I think this is because Boltz2 code relies on entities, which is an empty list in this example. Could the boltz code be improved to acquire data more robustly from .cif?

Thanks!

data2code avatar Jul 08 '25 18:07 data2code

Yeah, I believe I can fix that. I'll take a look, thanks for flagging.

jwohlwend avatar Jul 08 '25 19:07 jwohlwend

Just an FYI, in my hands I observe the same behavior. A cif file from the RCSB works though.

metma99 avatar Jul 09 '25 13:07 metma99

I also had trouble with files created using BioPython or PyMol.

I found that Maxit worked in my case (I downloaded source code for maxit-v11.300)

shiakim avatar Jul 18 '25 02:07 shiakim

Chiming in with my experience in case it may be useful. Using OpenBabel to convert PDBs to mmCIFs didn't work for me, but using gemmi does, as long as I make sure the SEQRES is correct or otherwise manually add it using gemmi.

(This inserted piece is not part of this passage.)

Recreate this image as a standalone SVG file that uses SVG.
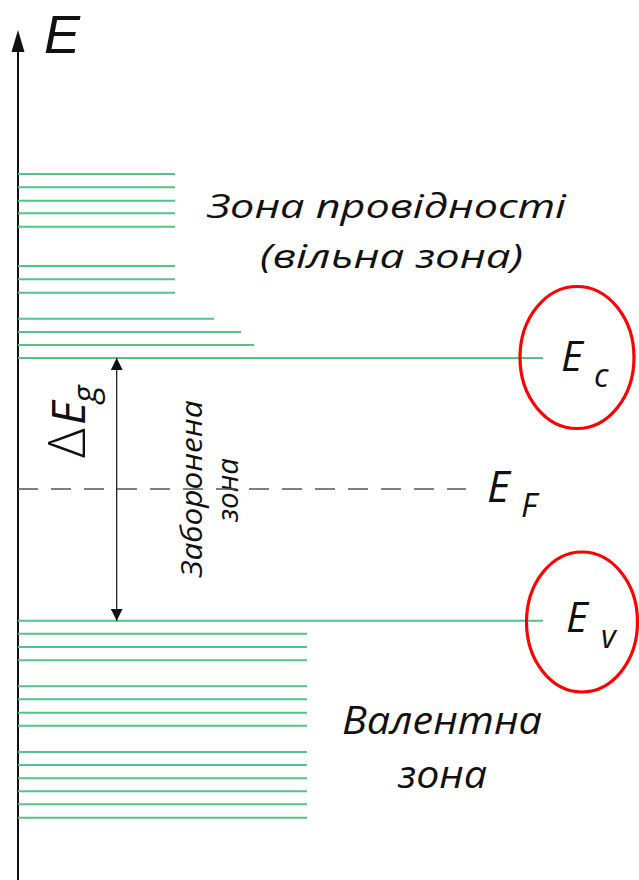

seankhl avatar Jul 24 '25 02:07 seankhl

I tried to generate .cif file from a .pdb using gemmi, pymol and chimeraX to no avail.

jodypacalon avatar Jul 24 '25 08:07 jodypacalon

I tried to generate .cif file from a .pdb using gemmi, pymol and chimeraX to no avail.

Does your PDB have a SEQRES in it?

seankhl avatar Jul 24 '25 17:07 seankhl

@seankhl does your converted CIF have _entity_poly? I am using gemmi=0.6.5 and converting from a cropped PDB (after manually adding back the SEQRES bc PyMol deletes this information when I crop). If I input this as a template, however, I get "ValueError: No chains parsed!". I was able to resolve by looking at the original cif from RCSB and adding in the _entity_poly loop but wondering if there is a less janky approach.

jwendlan avatar Jul 25 '25 15:07 jwendlan

I also had trouble with files created using BioPython or PyMol.

I found that Maxit worked in my case (I downloaded source code for maxit-v11.300)

Maxit works for me as well (nothing else worked).

ErikHartman avatar Aug 01 '25 12:08 ErikHartman

You can also use this service which runs Maxit under the hood: https://mmcif.pdbj.org/converter/index.php?l=en

arneschneuing avatar Oct 30 '25 11:10 arneschneuing